Dahulu, pada zaman jahiliah, para wanita melakukan thawaf di Ka’bah dengan bertelanjang, demikian pula para pria. Mereka mengira bahwa mengenakan pakaian sewaktu thawaf adalah perbuatan maksiat. Maka dari itu, Allah menurunkan firman-Nya yang memerintahkan agar mereka mengenakan pakaian. Bahkan, Allah mengecam dan menjelekkan perbuatan mereka. Allah subhanahu wa ta’ala berfirman,

وَإِذَا فَعَلُواْ فَٰحِشَةٗ قَالُواْ وَجَدۡنَا عَلَيۡهَآ ءَابَآءَنَا وَٱللَّهُ أَمَرَنَا بِهَاۗ قُلۡ إِنَّ ٱللَّهَ لَا يَأۡمُرُ بِٱلۡفَحۡشَآءِۖ أَتَقُولُونَ عَلَى ٱللَّهِ مَا لَا تَعۡلَمُونَ ٢٨

“Apabila mereka melakukan perbuatan keji, mereka berkata, ‘Kami mendapati nenek moyang kami melakukan yang demikian, dan Allah menyuruh kami mengerjakannya.’ Katakanlah, ‘Sesungguhnya Allah tidak pernah menyuruh berbuat keji. Mengapa kalian membicarakan tentang Allah apa yang tidak kalian ketahui?’. (al-A’raf: 28)

Allah subhanahu wa ta’ala berfirman,

قُل لِّلۡمُؤۡمِنِينَ يَغُضُّواْ مِنۡ أَبۡصَٰرِهِمۡ وَيَحۡفَظُواْ فُرُوجَهُمۡۚ

“Katakanlah kepada laki-laki yang beriman, agar mereka menjaga pandangan dan memelihara kemaluan mereka.” (an-Nur: 30)

Allah juga berfirman,

وَقُل لِّلۡمُؤۡمِنَٰتِ يَغۡضُضۡنَ مِنۡ أَبۡصَٰرِهِنَّ وَيَحۡفَظۡنَ فُرُوجَهُنَّ

“Dan katakanlah kepada para perempuan yang beriman, hendaknya mereka menjaga pandangan dan memelihara kemaluan mereka.” (an-Nur: 31)
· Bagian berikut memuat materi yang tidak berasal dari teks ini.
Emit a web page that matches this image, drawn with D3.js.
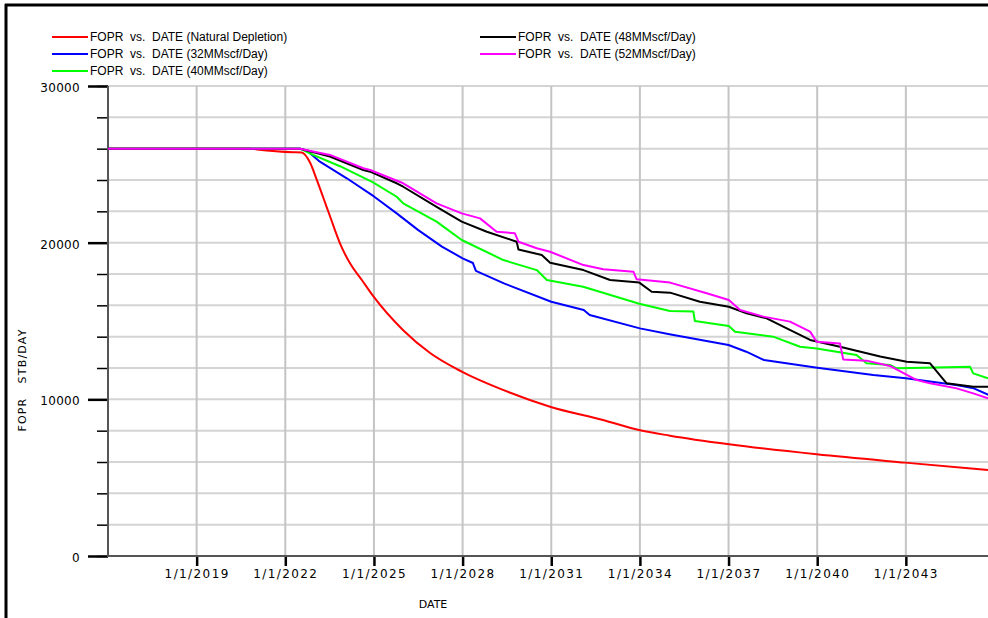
<!DOCTYPE html>
<html>
<head>
<meta charset="utf-8">
<script src="https://cdn.jsdelivr.net/npm/d3@7"></script>
<style>
body { margin: 0; background: #fff; }
svg { display: block; }
text { fill: #000; }
</style>
</head>
<body>
<svg class="chart"></svg>
<script>
// decimal year, FOPR (STB/DAY)
var natural = [[2016,26000],[2020.8,26000],[2021.04,25950],[2022.26,25770],[2022.55,25750],[2022.84,25100],
	[2023.06,24040],[2023.29,22850],[2023.51,21700],[2023.85,19960],[2024.19,18680],[2024.59,17620],[2024.97,16600],
	[2025.98,14430],[2026.9,12960],[2027.97,11770],[2029.37,10600],[2030.96,9530],[2032.75,8680],[2033.97,8040],
	[2035.02,7680],[2037.02,7130],[2039.98,6490],[2042.97,5960],[2045.78,5490]];
var gas32 = [[2016,26000],[2022.5,26000],[2022.75,25850],[2023.17,25170],[2024.08,24110],[2025.0,22950],
	[2025.77,21870],[2026.5,20800],[2027.3,19750],[2028.0,19000],[2028.35,18700],[2028.45,18200],[2029.4,17400],
	[2031.0,16230],[2032.1,15700],[2032.3,15380],[2034.0,14530],[2035.0,14150],[2037.0,13470],[2037.6,13040],
	[2038.2,12510],[2040.0,12020],[2041.9,11550],[2043.0,11340],[2044.7,10910],[2045.3,10700],[2045.8,10280]];
var gas40 = [[2016,26000],[2022.5,26000],[2022.94,25600],[2023.85,24880],[2024.97,23850],[2025.77,22930],
	[2025.99,22510],[2027.12,21340],[2027.97,20170],[2029.38,18890],[2030.51,18250],[2030.85,17620],[2032.08,17190],
	[2033.98,16100],[2035.02,15640],[2035.81,15600],[2035.86,15000],[2037.01,14680],[2037.22,14320],[2038.51,14000],
	[2039.42,13360],[2039.98,13250],[2041.33,12830],[2041.67,12300],[2042.46,12190],[2042.69,11980],[2043.59,12020],
	[2045.17,12080],[2045.28,11660],[2045.78,11340]];
var gas48 = [[2016,26000],[2022.5,26000],[2023.51,25500],[2024.64,24640],[2024.87,24530],[2025.77,23790],
	[2025.99,23570],[2027.12,22290],[2027.97,21340],[2028.82,20700],[2029.83,20060],[2029.89,19570],[2030.68,19210],
	[2030.96,18720],[2032.09,18250],[2032.99,17620],[2033.98,17450],[2034.4,16870],[2035.02,16810],[2036.03,16230],
	[2037.01,15910],[2037.61,15490],[2038.29,15170],[2038.85,14640],[2039.76,13790],[2040.77,13360],[2042.13,12730],
	[2043.03,12400],[2043.82,12300],[2044.38,11020],[2045.28,10810],[2045.78,10810]];
var gas52 = [[2016,26000],[2022.5,26000],[2023.51,25600],[2024.64,24750],[2024.87,24640],[2025.99,23790],
	[2027.12,22510],[2027.97,21870],[2028.59,21550],[2029.15,20700],[2029.77,20600],[2029.89,20060],[2030.51,19640],
	[2030.96,19420],[2032.09,18570],[2032.76,18300],[2033.78,18150],[2033.89,17660],[2035.02,17450],[2036.26,16770],
	[2037.01,16340],[2037.39,15700],[2038.18,15280],[2039.08,14960],[2039.76,14320],[2039.98,13680],[2040.77,13570],
	[2040.88,12550],[2041.67,12470],[2042.46,12130],[2043.37,11230],[2043.82,11020],[2044.72,10700],[2045.28,10380],
	[2045.78,10060]];

var seriesNames = ["FOPR  vs.  DATE (Natural Depletion)", "FOPR  vs.  DATE (32MMscf/Day)", "FOPR  vs.  DATE (40MMscf/Day)",
	"FOPR  vs.  DATE (48MMscf/Day)", "FOPR  vs.  DATE (52MMscf/Day)"];
var seriesColors = ["#ff0000", "#0000ff", "#00ff00", "#000000", "#ff00ff"];
var seriesData = [natural, gas32, gas40, gas48, gas52];

var xTickYears = [2019, 2022, 2025, 2028, 2031, 2034, 2037, 2040, 2043];
var yMajorTicks = [0, 10000, 20000, 30000];
var yMinorTicks = d3.range(0, 30001, 2000);

var svg = d3.select(".chart")
	.attr("width", 988)
	.attr("height", 618);

var x = d3.scaleLinear().domain([2016, 2046]).range([108, 994.5]);
var y = d3.scaleLinear().domain([0, 30000]).range([556, 86]);

// frame
svg.append("line").attr("x1", 5).attr("x2", 988).attr("y1", 5).attr("y2", 5)
	.attr("stroke", "#000").attr("stroke-width", 3);
svg.append("line").attr("x1", 6).attr("x2", 6).attr("y1", 4).attr("y2", 618)
	.attr("stroke", "#000").attr("stroke-width", 3);

// grid
svg.append("g").selectAll("line").data(yMinorTicks.filter(function(d) { return d > 0; })).enter().append("line")
	.attr("x1", 108).attr("x2", 988)
	.attr("y1", function(d) { return y(d); }).attr("y2", function(d) { return y(d); })
	.attr("stroke", "#d4d4d4").attr("stroke-width", 2);
svg.append("g").selectAll("line").data(xTickYears).enter().append("line")
	.attr("x1", function(d) { return x(d); }).attr("x2", function(d) { return x(d); })
	.attr("y1", 86).attr("y2", 556)
	.attr("stroke", "#c4c4c4").attr("stroke-width", 2);

// axes
var yAxisMinor = d3.axisLeft(y).tickValues(yMinorTicks).tickSize(11).tickFormat("");
var yAxisMajor = d3.axisLeft(y).tickValues(yMajorTicks).tickSize(20).tickPadding(8).tickFormat(d3.format("d"));
var xAxis = d3.axisBottom(x).tickValues(xTickYears).tickSize(10).tickPadding(3)
	.tickFormat(function(d) { return "1/1/" + d; });

var gMinor = svg.append("g").attr("transform", "translate(108,0)").call(yAxisMinor);
gMinor.select(".domain").remove();
gMinor.selectAll(".tick line").attr("stroke", "#000").attr("stroke-width", 1.5);

var gMajor = svg.append("g").attr("transform", "translate(108,0)").call(yAxisMajor);
gMajor.select(".domain").remove();
gMajor.selectAll(".tick line").attr("stroke", "#000").attr("stroke-width", 2.5);
gMajor.selectAll(".tick text")
	.style("font-family", "DejaVu Sans").style("font-size", "12px").style("letter-spacing", "0.3px")
	.attr("dy", "0.45em").attr("fill", "#000");

var gX = svg.append("g").attr("transform", "translate(0,556)").call(xAxis);
gX.select(".domain").remove();
gX.selectAll(".tick line").attr("stroke", "#000").attr("stroke-width", 2.5);
gX.selectAll(".tick text")
	.style("font-family", "DejaVu Sans").style("font-size", "12px").style("letter-spacing", "1.4px")
	.attr("fill", "#000");

svg.append("line").attr("x1", 108).attr("x2", 108).attr("y1", 86).attr("y2", 557)
	.attr("stroke", "#555").attr("stroke-width", 2);
svg.append("line").attr("x1", 107).attr("x2", 988).attr("y1", 556).attr("y2", 556)
	.attr("stroke", "#555").attr("stroke-width", 2);

// series (natural depletion is a smooth curve, the gas cases are stepwise)
var line = d3.line()
	.x(function(d) { return x(d[0]); })
	.y(function(d) { return y(d[1]); });
var smoothLine = d3.line()
	.x(function(d) { return x(d[0]); })
	.y(function(d) { return y(d[1]); })
	.curve(d3.curveMonotoneX);

svg.append("g").selectAll("path").data(seriesData).enter().append("path")
	.attr("d", function(d, i) { return i == 0 ? smoothLine(d) : line(d); })
	.attr("fill", "none")
	.attr("stroke", function(d, i) { return seriesColors[i]; })
	.attr("stroke-width", 2)
	.attr("stroke-linejoin", "round");

// legend
var legendPos = [[52, 37], [52, 54], [52, 71], [480, 37], [480, 54]];
var legend = svg.append("g").selectAll("g").data(seriesNames).enter().append("g")
	.attr("transform", function(d, i) { return "translate(" + legendPos[i][0] + "," + legendPos[i][1] + ")"; });
legend.append("line")
	.attr("x1", 0).attr("x2", 36).attr("y1", 0).attr("y2", 0)
	.attr("stroke", function(d, i) { return seriesColors[i]; })
	.attr("stroke-width", 2);
legend.append("text")
	.attr("x", 38).attr("y", 4)
	.style("font-family", "Liberation Sans, Arial").style("font-size", "12px")
	.style("white-space", "pre")
	.text(function(d) { return d; });

// axis titles
svg.append("text")
	.attr("x", 433).attr("y", 608)
	.attr("text-anchor", "middle")
	.style("font-family", "DejaVu Sans").style("font-size", "11px")
	.text("DATE");

svg.append("text")
	.attr("transform", "translate(26,380) rotate(-90)")
	.attr("text-anchor", "middle")
	.style("font-family", "DejaVu Sans").style("font-size", "11px").style("letter-spacing", "1.2px")
	.style("white-space", "pre")
	.text("FOPR   STB/DAY");
</script>
</body>
</html>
Sungguh luar biasa syariat ini. Ketika Allah memerintahkan untuk menutup aurat, Dia sertakan perintah untuk menundukkan pandangan. Semua itu bertujuan agar kewajiban menutup aurat dapat dijalankan dengan sempurna dan dapat tercapai dengan sebab-sebabnya.

Adapun dalil dari as-Sunnah tentang wajibnya menutup aurat, di antaranya adalah riwayat yang datang dari Bahz bin Hakim, dari ayahnya, dari kakeknya yang berkata,

قُلْتُ: يَا نَبِيَّ اللهِ، عَوْرَاتُنَا مَا نَأْتِي مِنْهَا وَمَا نَذَرُ؟ قَالَ: احْفَظْ عَوْرَتَكَ إِلَّا مِنْ زَوْجَتِكَ أَوْ مَا مَلَكَتْ يَمِينُكَ. قُلْتُ: فَإِذَا كَانَ الْقَوْمُ بَعْضُهُمْ فِي بَعْضٍ؟ قَالَ: إِنِ اسْتَطَعْتَ أَلَّا يَرَاهَا أَحَدٌ فَلَا يَرَاهَا. قُلْتُ: يَا رَسُولَ اللهِ، فَإِذَا كَانَ أَحَدُنَا خَالِيًا؟ قَالَ: فَاللهُ أَحَقُّ أَنْ يُسْتَحْيَا مِنْهُ مِنَ النَّاسِ

“Aku bertanya, ‘Wahai Nabiyullah, manakah aurat kami yang harus kami tutupi dan mana yang boleh kami biarkan terbuka?’ Beliau menjawab, ‘Jagalah auratmu selain dari istrimu atau budakmu.’ Aku bertanya lagi, ‘Wahai Rasulullah, jika dengan sesama jenis?’ Beliau menjawab, ‘Jika engkau mampu agar tidak ada seorang pun yang melihatnya, jangan sampai ia melihatnya.’ Tanyaku lagi, ‘Wahai Rasulullah, jika salah seorang dari kami sendirian?’ Beliau menjawab, ‘Ia lebih layak untuk malu kepada Allah daripada kepada manusia’.” (HR. at-Tirmidzi, beliau mengatakan, “Hadits hasan.”)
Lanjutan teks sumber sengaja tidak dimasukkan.